Celles-ci vont perdre un millier d'hommes, contre 5 000 à 15 000 chez les insurgés, fusillés le plus souvent. Quinze mille prisonniers seront déférés à des conseils de guerre, déportés en Algérie (5 000), les autres étant emprisonnés au terme de ces « saturnales de la réaction » (Lamennais).

« Les atrocités commises par les vainqueurs me font frémir », écrit Renan.

En même temps, les libertés – accordées en février – sont rognées : « Silence aux pauvres ! » lance encore Lamennais.

Pourtant, en août, on vote – toujours au suffrage universel – pour élire les conseils généraux, d'arrondissement et municipaux.

Le peuple s'exprime, apprend à choisir, à peser par le scrutin sur les décisions.

Ambiguïté de cette République qui massacre ceux qui veulent aller au-delà des limites fixées par les notables, mais qui apprend au peuple les règles de la démocratie !

Ainsi se façonne l'âme française.

Les « prolétaires », les révolutionnaires, mesurent que la république aussi peut être conservatrice et durement répressive. Leur méfiance envers le suffrage universel s'accroît. Ils découvrent le Manifeste du parti communiste, publié par Marx et Engels à Londres le 24 février 1848.

Ils vont se persuader que les « avant-gardes » doivent choisir pour le peuple, y compris même contre les résultats du suffrage universel.

Et ce d'autant plus que, aux élections du 10 décembre 1848, Louis Napoléon Bonaparte écrase tous les autres candidats, à commencer par le général « républicain » Cavaignac, qui a conduit la répression de juin.

En un tiers de siècle, de 1815 à 1848, les Français ont donc vu se succéder à la tête de la nation une monarchie légitimiste, une monarchie constitutionnelle, une république dont le président est un Bonaparte, neveu de l'empereur Napoléon Ier !

Les Français ont voulu ces changements ou les ont laissé faire.
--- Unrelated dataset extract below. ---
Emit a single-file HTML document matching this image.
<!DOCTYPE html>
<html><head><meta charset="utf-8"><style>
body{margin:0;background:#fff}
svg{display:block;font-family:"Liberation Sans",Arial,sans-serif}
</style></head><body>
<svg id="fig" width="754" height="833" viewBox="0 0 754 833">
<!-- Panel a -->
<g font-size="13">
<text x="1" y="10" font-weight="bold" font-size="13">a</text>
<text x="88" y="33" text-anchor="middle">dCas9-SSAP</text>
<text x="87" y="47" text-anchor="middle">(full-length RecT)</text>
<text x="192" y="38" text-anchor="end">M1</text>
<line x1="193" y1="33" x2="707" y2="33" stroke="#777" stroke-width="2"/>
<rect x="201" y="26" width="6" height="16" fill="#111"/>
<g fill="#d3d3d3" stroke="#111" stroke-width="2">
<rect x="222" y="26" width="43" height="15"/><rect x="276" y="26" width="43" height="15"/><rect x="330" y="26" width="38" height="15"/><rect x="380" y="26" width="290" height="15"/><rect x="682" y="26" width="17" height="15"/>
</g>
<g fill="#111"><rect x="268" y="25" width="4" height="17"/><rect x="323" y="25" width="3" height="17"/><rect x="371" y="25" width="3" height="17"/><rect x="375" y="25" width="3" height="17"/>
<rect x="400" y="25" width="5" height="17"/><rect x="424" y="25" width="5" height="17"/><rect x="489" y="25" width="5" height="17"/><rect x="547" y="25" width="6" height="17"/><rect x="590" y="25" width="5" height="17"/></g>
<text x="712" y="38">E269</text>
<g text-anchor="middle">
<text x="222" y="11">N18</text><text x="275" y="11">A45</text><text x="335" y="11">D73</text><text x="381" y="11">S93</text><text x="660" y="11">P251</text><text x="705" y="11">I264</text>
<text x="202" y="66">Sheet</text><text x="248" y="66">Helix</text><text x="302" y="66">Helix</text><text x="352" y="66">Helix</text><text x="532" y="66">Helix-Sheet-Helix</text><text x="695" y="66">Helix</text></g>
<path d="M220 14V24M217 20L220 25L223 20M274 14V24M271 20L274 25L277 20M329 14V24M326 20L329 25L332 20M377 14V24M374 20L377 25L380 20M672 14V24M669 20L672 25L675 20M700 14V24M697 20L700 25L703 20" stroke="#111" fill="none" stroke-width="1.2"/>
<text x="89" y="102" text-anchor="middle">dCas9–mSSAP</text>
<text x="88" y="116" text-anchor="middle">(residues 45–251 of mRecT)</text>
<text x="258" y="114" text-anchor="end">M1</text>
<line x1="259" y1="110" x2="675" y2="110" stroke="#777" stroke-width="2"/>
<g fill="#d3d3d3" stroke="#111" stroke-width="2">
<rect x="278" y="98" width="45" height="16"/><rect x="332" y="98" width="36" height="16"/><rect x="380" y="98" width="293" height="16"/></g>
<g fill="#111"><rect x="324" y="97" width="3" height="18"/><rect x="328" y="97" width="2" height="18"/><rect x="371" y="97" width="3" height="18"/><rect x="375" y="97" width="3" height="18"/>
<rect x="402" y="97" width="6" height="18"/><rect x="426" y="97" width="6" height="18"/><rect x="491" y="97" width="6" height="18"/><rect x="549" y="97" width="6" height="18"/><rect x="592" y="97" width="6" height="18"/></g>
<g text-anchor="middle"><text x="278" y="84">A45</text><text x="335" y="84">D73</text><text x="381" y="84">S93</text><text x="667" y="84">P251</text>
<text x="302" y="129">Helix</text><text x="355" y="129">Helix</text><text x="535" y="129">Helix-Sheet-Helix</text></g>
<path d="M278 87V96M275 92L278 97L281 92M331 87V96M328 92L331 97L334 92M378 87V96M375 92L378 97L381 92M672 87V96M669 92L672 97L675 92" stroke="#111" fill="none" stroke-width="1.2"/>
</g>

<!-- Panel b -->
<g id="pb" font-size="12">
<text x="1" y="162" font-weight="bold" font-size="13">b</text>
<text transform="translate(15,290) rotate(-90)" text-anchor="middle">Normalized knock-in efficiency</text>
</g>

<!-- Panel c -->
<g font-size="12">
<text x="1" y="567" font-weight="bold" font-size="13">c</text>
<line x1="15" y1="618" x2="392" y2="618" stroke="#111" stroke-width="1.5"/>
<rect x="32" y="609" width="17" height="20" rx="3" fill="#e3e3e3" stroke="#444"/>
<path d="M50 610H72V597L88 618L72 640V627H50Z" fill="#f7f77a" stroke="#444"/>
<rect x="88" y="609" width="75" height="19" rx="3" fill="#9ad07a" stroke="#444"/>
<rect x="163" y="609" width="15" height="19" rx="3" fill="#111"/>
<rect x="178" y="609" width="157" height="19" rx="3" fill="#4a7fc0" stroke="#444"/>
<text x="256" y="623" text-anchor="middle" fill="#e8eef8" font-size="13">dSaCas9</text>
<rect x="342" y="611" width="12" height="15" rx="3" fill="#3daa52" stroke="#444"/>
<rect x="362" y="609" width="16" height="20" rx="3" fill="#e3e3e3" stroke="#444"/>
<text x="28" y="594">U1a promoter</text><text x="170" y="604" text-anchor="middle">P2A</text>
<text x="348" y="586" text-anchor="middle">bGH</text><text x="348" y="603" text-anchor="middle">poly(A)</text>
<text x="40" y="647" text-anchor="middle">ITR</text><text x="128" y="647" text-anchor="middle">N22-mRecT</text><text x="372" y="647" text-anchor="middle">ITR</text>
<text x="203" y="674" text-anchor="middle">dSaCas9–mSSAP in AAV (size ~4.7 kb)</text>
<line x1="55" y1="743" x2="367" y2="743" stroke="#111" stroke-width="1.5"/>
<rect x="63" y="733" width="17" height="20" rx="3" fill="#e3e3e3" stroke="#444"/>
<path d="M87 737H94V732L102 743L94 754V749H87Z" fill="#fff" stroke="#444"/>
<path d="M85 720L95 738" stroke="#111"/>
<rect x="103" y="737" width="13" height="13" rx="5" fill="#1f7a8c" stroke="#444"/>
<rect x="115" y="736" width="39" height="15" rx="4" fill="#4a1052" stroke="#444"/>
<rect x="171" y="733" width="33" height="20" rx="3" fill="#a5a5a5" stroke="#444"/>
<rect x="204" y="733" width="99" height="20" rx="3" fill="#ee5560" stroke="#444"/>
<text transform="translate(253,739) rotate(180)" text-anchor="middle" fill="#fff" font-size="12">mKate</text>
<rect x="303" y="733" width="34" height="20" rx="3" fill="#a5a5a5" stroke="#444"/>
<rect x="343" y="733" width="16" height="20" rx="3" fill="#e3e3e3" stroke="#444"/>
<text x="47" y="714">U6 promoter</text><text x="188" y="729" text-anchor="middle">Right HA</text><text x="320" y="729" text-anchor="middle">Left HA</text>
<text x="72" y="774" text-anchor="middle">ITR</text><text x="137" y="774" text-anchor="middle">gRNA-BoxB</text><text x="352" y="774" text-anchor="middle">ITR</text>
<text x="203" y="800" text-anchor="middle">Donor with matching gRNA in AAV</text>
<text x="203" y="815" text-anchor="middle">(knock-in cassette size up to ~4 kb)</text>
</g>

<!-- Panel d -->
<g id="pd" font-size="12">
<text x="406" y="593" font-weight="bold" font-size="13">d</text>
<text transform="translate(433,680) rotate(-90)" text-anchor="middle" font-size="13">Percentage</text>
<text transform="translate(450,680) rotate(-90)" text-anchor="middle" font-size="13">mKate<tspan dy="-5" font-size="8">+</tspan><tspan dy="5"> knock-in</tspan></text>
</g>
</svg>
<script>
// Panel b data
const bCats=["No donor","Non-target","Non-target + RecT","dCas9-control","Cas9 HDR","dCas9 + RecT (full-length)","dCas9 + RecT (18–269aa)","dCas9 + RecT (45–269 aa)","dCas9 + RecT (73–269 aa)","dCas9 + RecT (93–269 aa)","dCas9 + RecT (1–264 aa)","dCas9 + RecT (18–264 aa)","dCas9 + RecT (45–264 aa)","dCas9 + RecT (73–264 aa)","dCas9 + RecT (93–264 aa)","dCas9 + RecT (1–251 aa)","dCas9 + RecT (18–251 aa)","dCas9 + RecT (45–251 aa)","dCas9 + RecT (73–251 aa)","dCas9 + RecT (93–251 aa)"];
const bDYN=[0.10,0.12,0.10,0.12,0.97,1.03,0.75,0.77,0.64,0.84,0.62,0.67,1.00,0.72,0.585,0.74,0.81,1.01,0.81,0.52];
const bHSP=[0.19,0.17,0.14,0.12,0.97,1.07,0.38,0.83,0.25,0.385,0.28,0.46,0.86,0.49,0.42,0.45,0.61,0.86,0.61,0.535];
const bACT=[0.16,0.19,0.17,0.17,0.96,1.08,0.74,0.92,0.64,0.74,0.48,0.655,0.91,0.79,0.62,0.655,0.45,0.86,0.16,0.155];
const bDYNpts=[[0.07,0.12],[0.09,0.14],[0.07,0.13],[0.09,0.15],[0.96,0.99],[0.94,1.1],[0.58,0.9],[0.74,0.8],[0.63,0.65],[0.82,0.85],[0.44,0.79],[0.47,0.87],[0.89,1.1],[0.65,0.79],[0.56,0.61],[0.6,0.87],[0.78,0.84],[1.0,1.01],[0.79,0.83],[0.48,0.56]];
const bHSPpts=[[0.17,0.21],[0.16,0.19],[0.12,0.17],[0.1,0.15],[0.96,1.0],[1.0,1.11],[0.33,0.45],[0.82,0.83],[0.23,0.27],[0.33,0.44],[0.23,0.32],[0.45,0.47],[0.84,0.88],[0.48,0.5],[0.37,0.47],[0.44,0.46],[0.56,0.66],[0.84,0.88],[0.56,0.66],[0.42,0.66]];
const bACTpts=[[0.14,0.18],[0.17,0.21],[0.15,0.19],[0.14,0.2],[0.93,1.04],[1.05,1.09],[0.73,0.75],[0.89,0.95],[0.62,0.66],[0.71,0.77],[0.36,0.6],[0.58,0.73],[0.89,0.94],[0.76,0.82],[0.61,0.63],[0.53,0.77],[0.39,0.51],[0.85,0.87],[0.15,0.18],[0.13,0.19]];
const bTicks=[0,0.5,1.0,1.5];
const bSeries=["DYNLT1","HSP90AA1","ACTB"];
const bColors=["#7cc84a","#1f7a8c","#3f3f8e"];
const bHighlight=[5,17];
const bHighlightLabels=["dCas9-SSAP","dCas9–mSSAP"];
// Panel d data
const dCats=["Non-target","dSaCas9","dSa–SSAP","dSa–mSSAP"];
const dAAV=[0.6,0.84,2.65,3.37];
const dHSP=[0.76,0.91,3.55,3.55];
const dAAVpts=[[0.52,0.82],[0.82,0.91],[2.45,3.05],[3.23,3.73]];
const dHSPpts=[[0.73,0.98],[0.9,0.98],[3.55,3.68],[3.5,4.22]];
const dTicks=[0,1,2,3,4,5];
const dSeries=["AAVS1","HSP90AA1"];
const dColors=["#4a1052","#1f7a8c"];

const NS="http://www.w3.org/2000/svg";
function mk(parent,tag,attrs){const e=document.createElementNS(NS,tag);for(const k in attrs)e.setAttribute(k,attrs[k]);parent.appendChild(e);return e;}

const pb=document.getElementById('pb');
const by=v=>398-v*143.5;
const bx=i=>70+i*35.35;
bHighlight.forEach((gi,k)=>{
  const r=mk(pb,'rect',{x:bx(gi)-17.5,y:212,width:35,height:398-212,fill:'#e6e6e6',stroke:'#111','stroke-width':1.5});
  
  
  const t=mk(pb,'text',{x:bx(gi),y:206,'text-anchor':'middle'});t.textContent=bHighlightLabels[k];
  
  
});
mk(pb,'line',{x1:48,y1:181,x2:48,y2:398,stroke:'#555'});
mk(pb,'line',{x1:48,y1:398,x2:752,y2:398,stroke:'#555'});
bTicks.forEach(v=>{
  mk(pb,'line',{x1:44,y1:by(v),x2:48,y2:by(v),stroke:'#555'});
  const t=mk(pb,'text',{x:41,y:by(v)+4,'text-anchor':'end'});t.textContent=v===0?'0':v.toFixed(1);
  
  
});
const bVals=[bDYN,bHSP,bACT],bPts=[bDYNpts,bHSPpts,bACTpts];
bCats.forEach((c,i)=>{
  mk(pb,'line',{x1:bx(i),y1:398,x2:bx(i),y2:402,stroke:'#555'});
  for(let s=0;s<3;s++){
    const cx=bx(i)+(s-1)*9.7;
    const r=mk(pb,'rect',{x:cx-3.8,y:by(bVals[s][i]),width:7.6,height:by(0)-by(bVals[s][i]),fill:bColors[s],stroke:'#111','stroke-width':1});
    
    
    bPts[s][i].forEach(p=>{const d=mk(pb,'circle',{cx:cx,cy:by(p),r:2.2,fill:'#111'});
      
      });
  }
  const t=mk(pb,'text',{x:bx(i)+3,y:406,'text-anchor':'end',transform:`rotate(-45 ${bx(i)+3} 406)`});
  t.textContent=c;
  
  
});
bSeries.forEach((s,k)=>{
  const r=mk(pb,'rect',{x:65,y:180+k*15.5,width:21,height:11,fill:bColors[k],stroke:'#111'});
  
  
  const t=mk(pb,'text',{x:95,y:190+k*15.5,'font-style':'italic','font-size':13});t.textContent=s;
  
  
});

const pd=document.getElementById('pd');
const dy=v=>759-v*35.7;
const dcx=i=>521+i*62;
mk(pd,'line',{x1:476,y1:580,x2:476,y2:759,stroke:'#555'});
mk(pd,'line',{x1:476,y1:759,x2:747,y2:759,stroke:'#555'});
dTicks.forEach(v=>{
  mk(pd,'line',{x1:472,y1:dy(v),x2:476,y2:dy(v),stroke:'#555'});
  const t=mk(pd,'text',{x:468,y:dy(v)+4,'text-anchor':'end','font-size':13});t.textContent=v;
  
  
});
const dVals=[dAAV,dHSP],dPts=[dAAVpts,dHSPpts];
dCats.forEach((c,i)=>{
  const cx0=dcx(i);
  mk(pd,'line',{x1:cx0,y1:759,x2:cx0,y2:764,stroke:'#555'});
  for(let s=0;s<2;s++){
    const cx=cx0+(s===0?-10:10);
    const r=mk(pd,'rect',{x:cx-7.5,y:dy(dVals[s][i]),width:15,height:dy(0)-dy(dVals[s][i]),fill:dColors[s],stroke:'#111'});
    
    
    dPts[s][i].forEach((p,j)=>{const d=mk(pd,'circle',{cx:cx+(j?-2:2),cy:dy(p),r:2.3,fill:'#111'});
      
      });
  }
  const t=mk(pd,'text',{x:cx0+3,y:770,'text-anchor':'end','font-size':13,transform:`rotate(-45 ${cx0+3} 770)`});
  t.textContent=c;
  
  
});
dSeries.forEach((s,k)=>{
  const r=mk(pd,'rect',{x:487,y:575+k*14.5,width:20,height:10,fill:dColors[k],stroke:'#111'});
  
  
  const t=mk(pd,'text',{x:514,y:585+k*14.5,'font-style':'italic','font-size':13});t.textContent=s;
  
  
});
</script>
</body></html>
Ils ont usé de la violence ou du bulletin de vote pour les susciter.

Mais ceux qui ont pris part aux journées révolutionnaires n'ont représenté que des minorités.

Rien de comparable au mouvement qui avait embrasé le pays en 1789 et l'avait soulevé en 1792.
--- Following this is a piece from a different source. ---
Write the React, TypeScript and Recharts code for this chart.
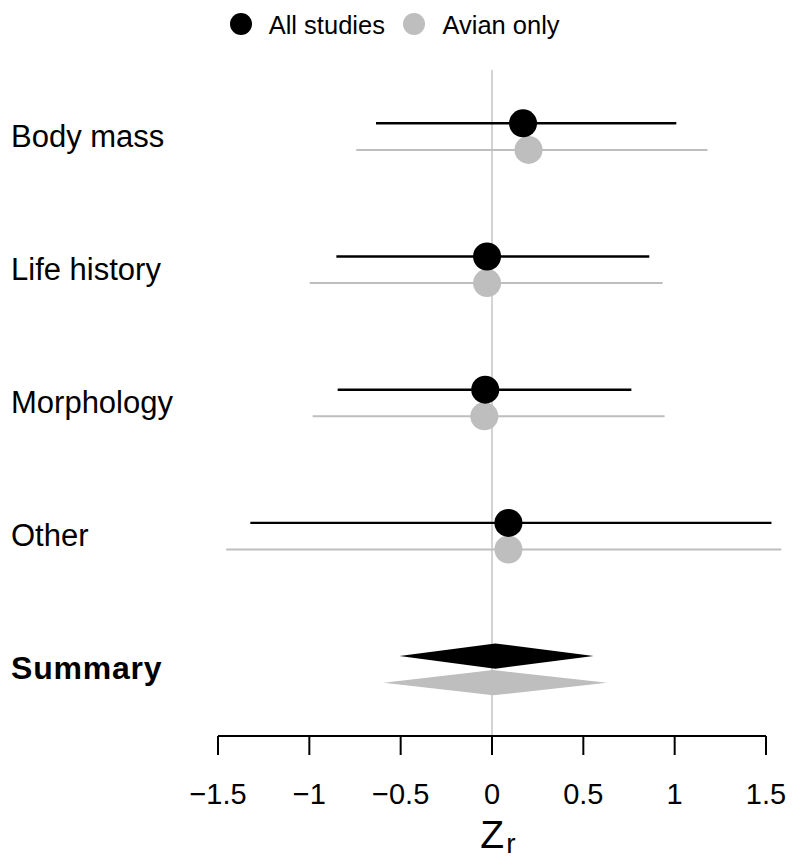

Peu à peu, acquérant une expérience politique qu'aucun autre peuple au monde ne possède à un tel degré, et qui fait de la France la nation politique par excellence, la majorité des Français aspire en fait à la paix civile.

Dans ses profondeurs, le peuple a découvert que le vote peut être un moyen pacifique de changer les choses, lentement et sans violences.

Ainsi, cette nation révolutionnaire qui périodiquement dresse dans Paris des barricades est aussi désireuse d'ordre.

Elle continue d'osciller, comme si après la gigantesque poussée révolutionnaire de 1789 elle n'avait pas encore recouvré son équilibre. Les journées d'émeutes – les révolutions – se répètent, les régimes se succèdent, mais, dans le même temps, elle ne souhaite plus retomber dans les violences généralisées.

À Paris, grand théâtre national, elle met en scène la révolution comme pour se souvenir de ce qu'elle a vécu.

Puis elle interrompt le spectacle et sort du théâtre aussi vite qu'elle y est entrée.

Elle veut, au fond, vivre tranquillement, jouir de ses biens, de son beau pays.

C'est cette réalité contradictoire qui caractérise, au mitan du xixe siècle, l'âme de la France.

3

RENOUVEAU ET EXTINCTION DU BONAPARTISME

1849-1870

49.

À partir de décembre 1848, la République est donc présidée par un Bonaparte que le peuple a élu au suffrage universel.

Peut-on imaginer que cet homme-là, symbole vivant de la postérité napoléonienne, incarnation de la tradition bonapartiste, se contentera d'un mandat de président de la République de quatre années, non renouvelable ?

Cependant, son entreprise – conserver le pouvoir au-delà de 1852, fût-ce par le recours au coup d'État, et peut-être proclamer l'Empire – paraît aléatoire et difficile.